Force of Nature is a fantasy about misogynistic Caucasian cops (Ray “doesn’t exactly respond to female authority,” Pena quickly learns) with a predilection for using supposedly justifiable extreme force. That alone makes it an objectionable genre exercise. Yet on the heels of 2017’s Hurricane Maria tragedy, the material’s exploitation of a fictional Puerto Rican hurricane for cheap and contrived white-savior thrills pushes it into the realm of ugliness. Considering that state of affairs, the narrative’s subsequent rancid turns aren’t surprising. For example, Griffin confesses that he moved to Puerto Rico after winning a financial settlement against the NYPD for unjust harassment, bought a voracious pet (kept behind locked doors) that he’s trained to attack cops, and now feels guilty for taking that “blood money” in the first place. The suggestion, it’s clear, is that Black Americans know that police brutality is fake, and that any compensation for it is thus unearned.
Force of Nature compounds that dreadful notion by having Griffin’s elderly German neighbor Bergkamp (Jorge Luis Ramos) admit that he also understands the terrible, weighty guilt of blood money, since he inherited priceless pilfered artwork from his Third Reich dad. Nazis and Black Americans are equated as kindred self-loathing thieves, although they’re still sympathetic figures because they either regret their conduct (Griffin) or didn’t actively take what wasn’t theirs (Bergkamp). Given that he’s the son of a rabid Holocaust denier (and raving anti-Semite), Gibson’s participation in a film featuring a likeably remorseful guy with Nazi lineage hardly comes as a shock.
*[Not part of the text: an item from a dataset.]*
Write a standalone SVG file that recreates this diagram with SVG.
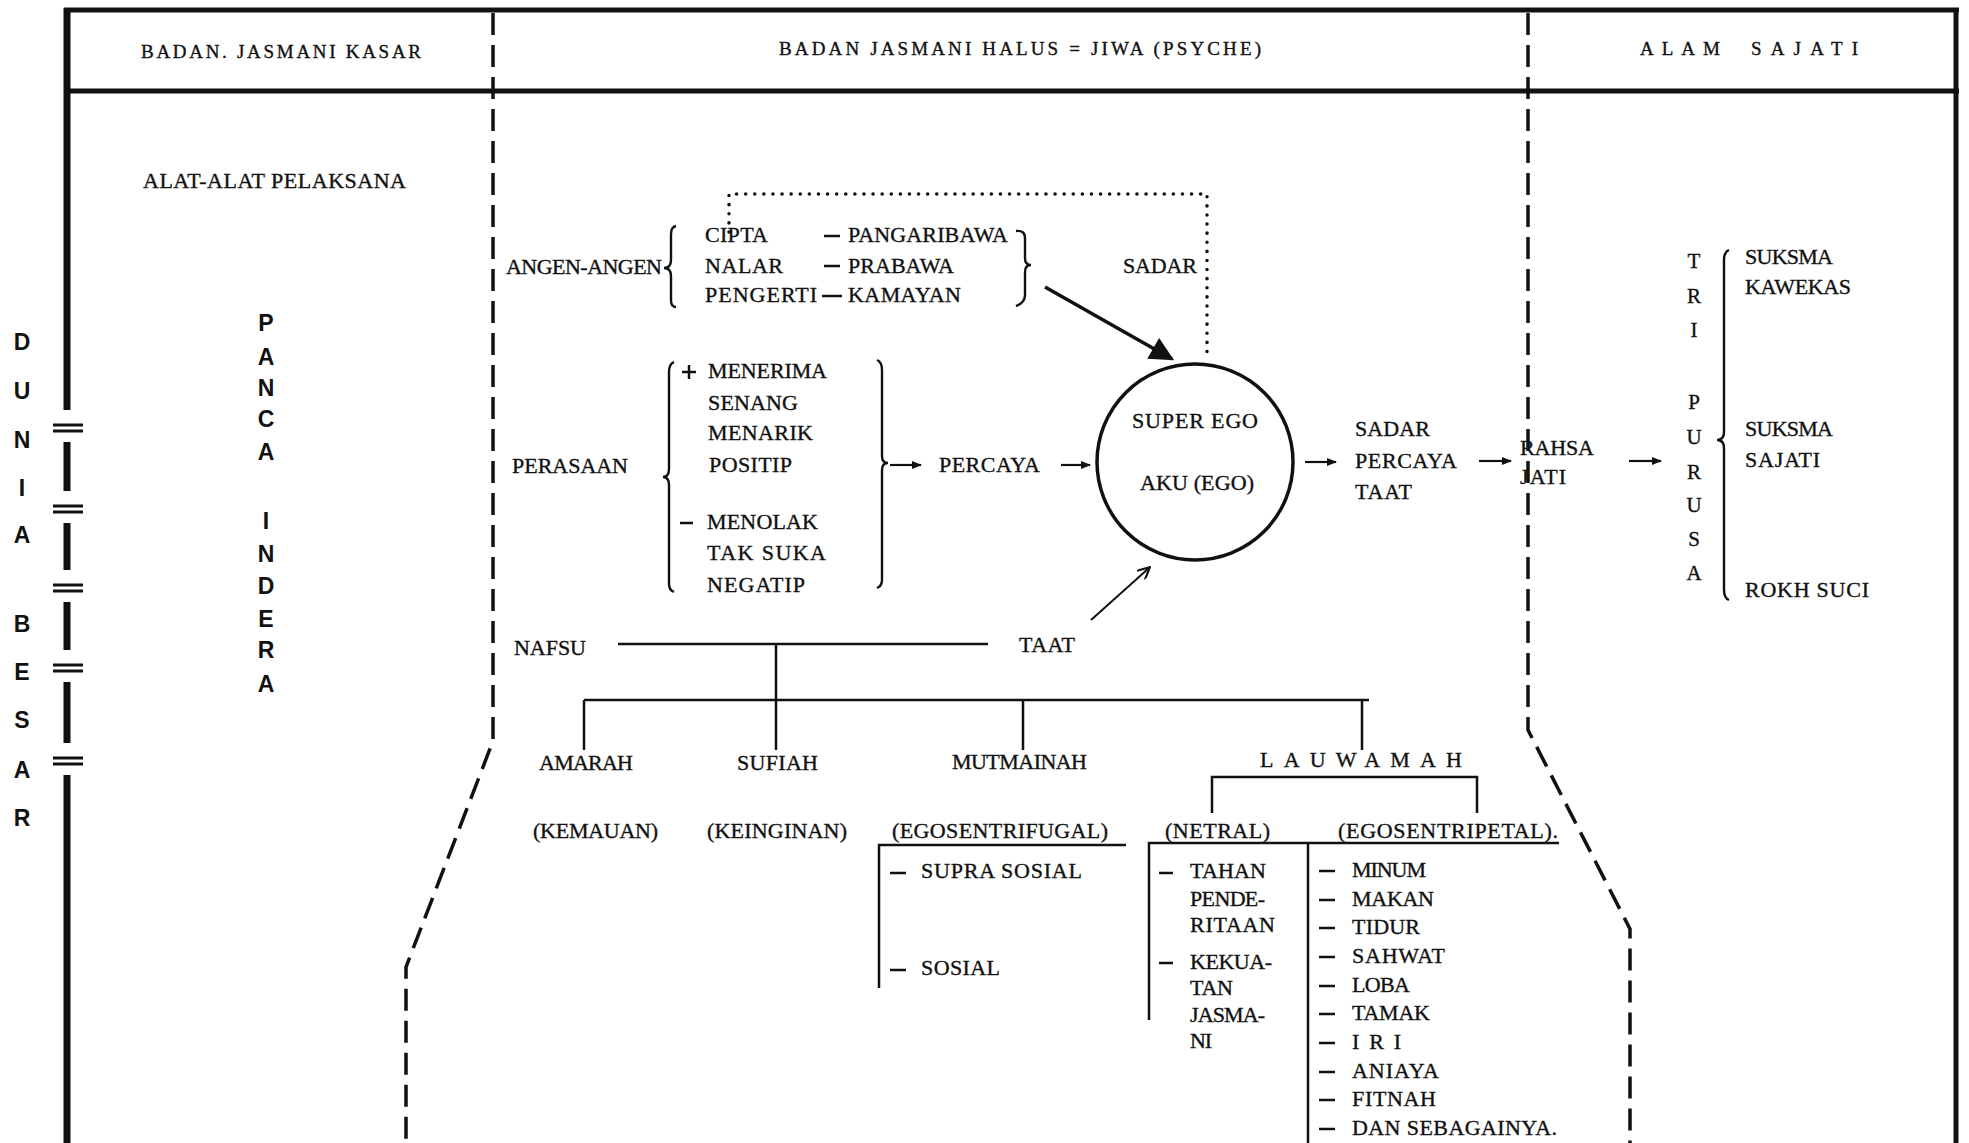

But why Polish or Bosworth would want to involve themselves in such dreck remains baffling.
As for the plot itself, Corrigan, Ray and Troy—who boasts a traditional boy’s name because Gibson’s chauvinistic dad naturally wanted a son—find themselves contending with a gang of high-end thieves led by John the Baptist (David Zayas), whose defining characteristics are that he knows a lot about classic paintings and has no qualms with murdering people in cold blood. Many tedious fistfights and shootouts ensue, each one more perfunctory than the last.
Every step along the way is contrived beyond belief, but in a halfhearted B-movie way, such that you can almost sense the filmmakers cutting corners because they aren’t invested enough in this material to put effort into making anything plausible. Nowhere is that more apparent than with regard to Griffin’s oh-so-convenient beast, whose climactic purpose is telegraphed the instant it’s introduced. Yet it goes for most of what’s on display here, including a random apartment expediently stocked with weaponry, and John the Baptist knowing things he can’t possibly know—namely, about Corrigan’s troubled past—because, as he explains, “I know everything. I’m John the Baptist.”
Unholy is the best way to describe sitting through 91 minutes of Mel Gibson and Emile Hirsch as rugged shoot-first, ask-questions-later cops gunning down Hispanic villains, and rescuing non-Puerto Rican men and women, set against a stormy background meant to recall a real-life disaster. Force of Nature is, in that regard, a throwback to a very familiar, very standard-issue sort of action affair in which police officers are excused their vicious trespasses because such hostility speaks to their venerable manliness, and light-skinned characters invariably come to the aid of helpless—and appreciative—darker-skinned folks. Even before the recent George Floyd protests and attendant calls for reform of intolerant institutions, that template was outdated and unpleasant. Today, though, it reeks of the very old-school unseemliness most Americans are ready to move past.